Request:
Retype only what runs from the first line of the listing to the line holding "a_yticks = [0, 1, 2, 3, 4, 5, 6, 7]", both included. Do not retype the pictures.

Provided material:
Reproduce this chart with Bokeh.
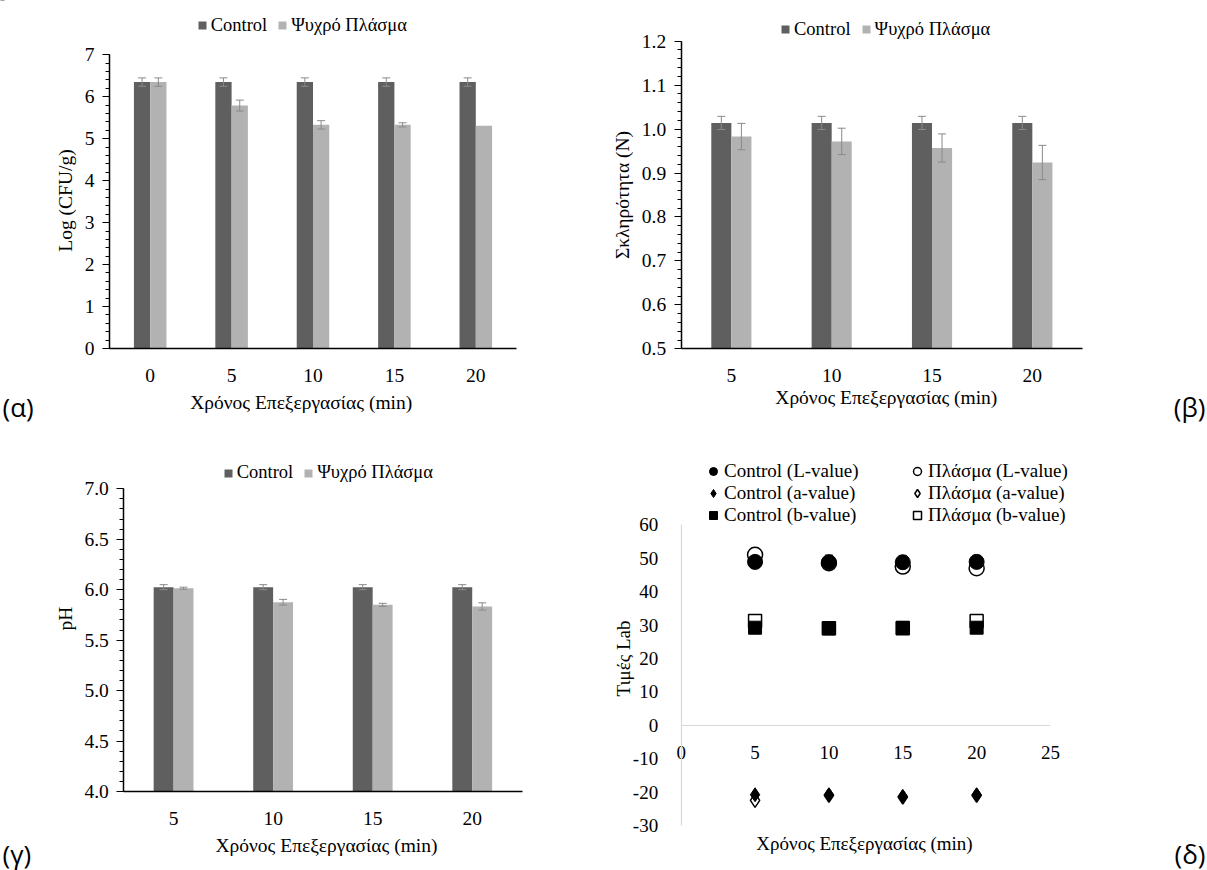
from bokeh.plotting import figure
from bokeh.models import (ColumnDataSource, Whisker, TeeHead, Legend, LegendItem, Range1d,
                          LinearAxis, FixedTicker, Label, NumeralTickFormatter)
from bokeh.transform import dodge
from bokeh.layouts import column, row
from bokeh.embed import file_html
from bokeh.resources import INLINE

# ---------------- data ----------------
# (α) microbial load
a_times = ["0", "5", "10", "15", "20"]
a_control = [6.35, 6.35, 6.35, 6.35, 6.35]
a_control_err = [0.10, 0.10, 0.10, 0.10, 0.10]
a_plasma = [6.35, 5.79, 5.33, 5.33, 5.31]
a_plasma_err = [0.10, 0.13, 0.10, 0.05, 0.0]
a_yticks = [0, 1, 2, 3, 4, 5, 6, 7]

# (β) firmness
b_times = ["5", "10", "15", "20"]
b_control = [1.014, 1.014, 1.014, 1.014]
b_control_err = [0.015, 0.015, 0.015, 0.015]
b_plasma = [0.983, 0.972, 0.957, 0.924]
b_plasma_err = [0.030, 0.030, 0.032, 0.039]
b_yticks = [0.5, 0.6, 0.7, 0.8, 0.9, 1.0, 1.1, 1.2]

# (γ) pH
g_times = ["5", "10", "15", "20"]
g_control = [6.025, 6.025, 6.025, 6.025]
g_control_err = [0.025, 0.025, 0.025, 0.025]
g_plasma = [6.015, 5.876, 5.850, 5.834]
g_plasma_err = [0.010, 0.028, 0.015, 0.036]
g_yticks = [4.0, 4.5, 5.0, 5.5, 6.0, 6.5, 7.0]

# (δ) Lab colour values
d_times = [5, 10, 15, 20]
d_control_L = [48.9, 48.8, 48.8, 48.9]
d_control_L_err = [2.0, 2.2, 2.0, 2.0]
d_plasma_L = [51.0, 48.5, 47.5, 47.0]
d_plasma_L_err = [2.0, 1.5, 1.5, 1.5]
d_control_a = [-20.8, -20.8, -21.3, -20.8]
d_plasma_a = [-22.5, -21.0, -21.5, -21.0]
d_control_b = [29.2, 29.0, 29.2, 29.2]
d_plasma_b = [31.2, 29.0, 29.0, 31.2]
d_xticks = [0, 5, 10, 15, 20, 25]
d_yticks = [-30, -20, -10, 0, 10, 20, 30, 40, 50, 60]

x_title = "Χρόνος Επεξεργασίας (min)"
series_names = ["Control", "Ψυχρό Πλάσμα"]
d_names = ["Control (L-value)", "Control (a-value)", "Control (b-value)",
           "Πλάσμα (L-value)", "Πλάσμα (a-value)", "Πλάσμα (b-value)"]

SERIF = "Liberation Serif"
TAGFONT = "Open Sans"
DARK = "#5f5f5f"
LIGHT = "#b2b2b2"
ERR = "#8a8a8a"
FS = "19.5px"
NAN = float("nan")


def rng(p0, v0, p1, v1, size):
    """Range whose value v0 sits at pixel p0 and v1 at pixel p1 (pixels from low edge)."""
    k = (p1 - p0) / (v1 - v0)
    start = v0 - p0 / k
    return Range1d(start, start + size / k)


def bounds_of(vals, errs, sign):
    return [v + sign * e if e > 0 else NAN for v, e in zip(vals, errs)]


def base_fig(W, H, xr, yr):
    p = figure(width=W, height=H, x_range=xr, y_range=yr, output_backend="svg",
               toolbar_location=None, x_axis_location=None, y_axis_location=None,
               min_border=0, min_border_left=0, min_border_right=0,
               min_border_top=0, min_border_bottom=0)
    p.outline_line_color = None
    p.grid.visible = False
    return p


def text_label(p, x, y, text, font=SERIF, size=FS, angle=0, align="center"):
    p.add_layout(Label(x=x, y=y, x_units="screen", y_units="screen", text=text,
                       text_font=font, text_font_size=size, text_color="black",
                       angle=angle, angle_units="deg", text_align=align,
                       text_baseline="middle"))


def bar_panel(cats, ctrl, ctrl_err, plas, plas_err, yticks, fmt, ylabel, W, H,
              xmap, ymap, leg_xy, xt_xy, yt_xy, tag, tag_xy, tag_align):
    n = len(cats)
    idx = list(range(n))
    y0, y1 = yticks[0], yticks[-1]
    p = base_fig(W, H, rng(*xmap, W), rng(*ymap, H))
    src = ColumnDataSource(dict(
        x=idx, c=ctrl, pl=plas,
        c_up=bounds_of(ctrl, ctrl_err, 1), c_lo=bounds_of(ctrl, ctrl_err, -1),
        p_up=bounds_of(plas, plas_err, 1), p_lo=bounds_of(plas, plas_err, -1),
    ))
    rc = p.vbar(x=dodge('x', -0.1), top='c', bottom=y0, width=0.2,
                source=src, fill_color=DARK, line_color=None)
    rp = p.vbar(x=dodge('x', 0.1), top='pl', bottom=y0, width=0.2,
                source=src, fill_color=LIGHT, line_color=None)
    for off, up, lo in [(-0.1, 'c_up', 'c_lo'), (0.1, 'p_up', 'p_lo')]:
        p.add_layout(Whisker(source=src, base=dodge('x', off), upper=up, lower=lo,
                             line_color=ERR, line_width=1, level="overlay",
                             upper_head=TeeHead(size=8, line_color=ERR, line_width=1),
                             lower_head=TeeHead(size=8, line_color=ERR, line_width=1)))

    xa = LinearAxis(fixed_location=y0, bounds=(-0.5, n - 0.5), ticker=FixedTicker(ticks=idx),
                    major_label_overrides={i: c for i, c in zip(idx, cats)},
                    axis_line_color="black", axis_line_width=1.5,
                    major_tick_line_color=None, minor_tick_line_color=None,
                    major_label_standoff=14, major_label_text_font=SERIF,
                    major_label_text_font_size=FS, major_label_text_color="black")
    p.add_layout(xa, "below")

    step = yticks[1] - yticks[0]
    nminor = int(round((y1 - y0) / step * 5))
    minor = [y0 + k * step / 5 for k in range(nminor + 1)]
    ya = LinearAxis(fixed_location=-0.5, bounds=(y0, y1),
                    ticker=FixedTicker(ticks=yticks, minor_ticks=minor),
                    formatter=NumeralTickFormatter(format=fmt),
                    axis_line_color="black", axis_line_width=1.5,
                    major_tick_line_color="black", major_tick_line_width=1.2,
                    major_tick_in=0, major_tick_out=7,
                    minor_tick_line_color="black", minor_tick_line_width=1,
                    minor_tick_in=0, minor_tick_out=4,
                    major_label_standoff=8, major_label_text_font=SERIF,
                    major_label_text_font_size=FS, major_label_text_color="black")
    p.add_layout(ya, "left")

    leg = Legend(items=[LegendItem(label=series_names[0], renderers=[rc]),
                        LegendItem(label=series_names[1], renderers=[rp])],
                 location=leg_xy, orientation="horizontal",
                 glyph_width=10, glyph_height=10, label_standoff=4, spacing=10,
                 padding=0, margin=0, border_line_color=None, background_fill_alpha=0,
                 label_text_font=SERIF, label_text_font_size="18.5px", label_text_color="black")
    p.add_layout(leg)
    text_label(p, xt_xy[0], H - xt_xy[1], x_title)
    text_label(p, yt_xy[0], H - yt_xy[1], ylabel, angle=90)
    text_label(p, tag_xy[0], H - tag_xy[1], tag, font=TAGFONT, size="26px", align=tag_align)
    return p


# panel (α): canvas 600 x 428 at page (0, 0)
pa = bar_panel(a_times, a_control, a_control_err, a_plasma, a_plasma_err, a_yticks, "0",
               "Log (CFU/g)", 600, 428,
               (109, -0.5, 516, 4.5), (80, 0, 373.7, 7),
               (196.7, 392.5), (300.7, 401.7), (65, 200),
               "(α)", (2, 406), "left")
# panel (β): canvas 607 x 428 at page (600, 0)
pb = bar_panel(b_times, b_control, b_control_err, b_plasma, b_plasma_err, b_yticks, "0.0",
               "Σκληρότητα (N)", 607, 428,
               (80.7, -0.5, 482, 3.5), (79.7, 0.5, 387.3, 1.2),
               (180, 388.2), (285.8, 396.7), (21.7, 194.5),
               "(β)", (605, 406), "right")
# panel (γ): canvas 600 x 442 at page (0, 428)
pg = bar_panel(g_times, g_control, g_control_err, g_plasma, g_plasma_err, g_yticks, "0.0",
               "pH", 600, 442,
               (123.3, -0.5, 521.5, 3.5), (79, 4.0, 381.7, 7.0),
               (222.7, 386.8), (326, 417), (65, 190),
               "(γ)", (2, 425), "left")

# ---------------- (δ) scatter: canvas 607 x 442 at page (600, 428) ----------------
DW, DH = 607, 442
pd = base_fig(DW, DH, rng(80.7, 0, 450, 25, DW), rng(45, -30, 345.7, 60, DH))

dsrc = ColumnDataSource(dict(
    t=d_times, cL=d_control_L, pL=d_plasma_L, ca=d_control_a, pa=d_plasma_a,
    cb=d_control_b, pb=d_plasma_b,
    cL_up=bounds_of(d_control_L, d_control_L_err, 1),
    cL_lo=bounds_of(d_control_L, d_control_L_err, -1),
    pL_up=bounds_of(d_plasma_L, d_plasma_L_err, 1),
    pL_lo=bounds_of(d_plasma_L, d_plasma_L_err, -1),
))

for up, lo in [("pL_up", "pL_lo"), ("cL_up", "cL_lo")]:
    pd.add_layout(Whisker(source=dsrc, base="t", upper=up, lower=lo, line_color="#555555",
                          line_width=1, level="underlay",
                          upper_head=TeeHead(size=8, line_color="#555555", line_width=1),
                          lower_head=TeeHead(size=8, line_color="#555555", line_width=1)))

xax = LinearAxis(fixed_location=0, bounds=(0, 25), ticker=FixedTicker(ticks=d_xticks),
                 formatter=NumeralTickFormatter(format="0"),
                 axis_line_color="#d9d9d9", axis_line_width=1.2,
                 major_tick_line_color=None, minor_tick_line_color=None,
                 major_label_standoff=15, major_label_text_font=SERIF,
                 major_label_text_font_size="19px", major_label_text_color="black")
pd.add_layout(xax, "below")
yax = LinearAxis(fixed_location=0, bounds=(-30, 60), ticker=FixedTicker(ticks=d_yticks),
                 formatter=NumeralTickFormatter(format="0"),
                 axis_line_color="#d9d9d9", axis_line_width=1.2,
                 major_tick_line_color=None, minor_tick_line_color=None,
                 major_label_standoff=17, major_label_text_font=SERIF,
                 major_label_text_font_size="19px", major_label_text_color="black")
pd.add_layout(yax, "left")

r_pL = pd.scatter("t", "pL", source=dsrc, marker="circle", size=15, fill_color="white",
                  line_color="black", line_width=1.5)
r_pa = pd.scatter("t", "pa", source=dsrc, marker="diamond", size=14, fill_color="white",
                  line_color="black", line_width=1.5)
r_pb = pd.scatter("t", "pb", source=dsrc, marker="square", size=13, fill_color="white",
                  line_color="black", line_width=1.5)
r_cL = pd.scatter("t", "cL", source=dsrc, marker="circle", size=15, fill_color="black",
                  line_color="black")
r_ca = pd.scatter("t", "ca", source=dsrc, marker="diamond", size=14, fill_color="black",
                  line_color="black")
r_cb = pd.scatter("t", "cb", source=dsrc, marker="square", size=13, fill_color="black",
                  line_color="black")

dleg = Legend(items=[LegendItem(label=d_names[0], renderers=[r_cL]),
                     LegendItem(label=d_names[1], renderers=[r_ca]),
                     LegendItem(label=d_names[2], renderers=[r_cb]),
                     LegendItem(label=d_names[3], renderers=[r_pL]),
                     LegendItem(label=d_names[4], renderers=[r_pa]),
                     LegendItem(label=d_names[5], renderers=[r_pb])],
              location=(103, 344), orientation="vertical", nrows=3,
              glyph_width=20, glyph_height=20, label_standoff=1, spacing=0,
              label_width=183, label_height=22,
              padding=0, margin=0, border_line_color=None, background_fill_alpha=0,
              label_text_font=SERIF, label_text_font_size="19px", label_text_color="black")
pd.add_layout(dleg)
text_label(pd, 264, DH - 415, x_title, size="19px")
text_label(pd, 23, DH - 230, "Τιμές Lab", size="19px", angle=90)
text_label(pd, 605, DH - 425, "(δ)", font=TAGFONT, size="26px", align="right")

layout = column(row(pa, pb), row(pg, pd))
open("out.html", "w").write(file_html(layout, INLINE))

Written answer:
Reproduce this chart with Bokeh.
from bokeh.plotting import figure
from bokeh.models import (ColumnDataSource, Whisker, TeeHead, Legend, LegendItem, Range1d,
                          LinearAxis, FixedTicker, Label, NumeralTickFormatter)
from bokeh.transform import dodge
from bokeh.layouts import column, row
from bokeh.embed import file_html
from bokeh.resources import INLINE

# ---------------- data ----------------
# (α) microbial load
a_times = ["0", "5", "10", "15", "20"]
a_control = [6.35, 6.35, 6.35, 6.35, 6.35]
a_control_err = [0.10, 0.10, 0.10, 0.10, 0.10]
a_plasma = [6.35, 5.79, 5.33, 5.33, 5.31]
a_plasma_err = [0.10, 0.13, 0.10, 0.05, 0.0]
a_yticks = [0, 1, 2, 3, 4, 5, 6, 7]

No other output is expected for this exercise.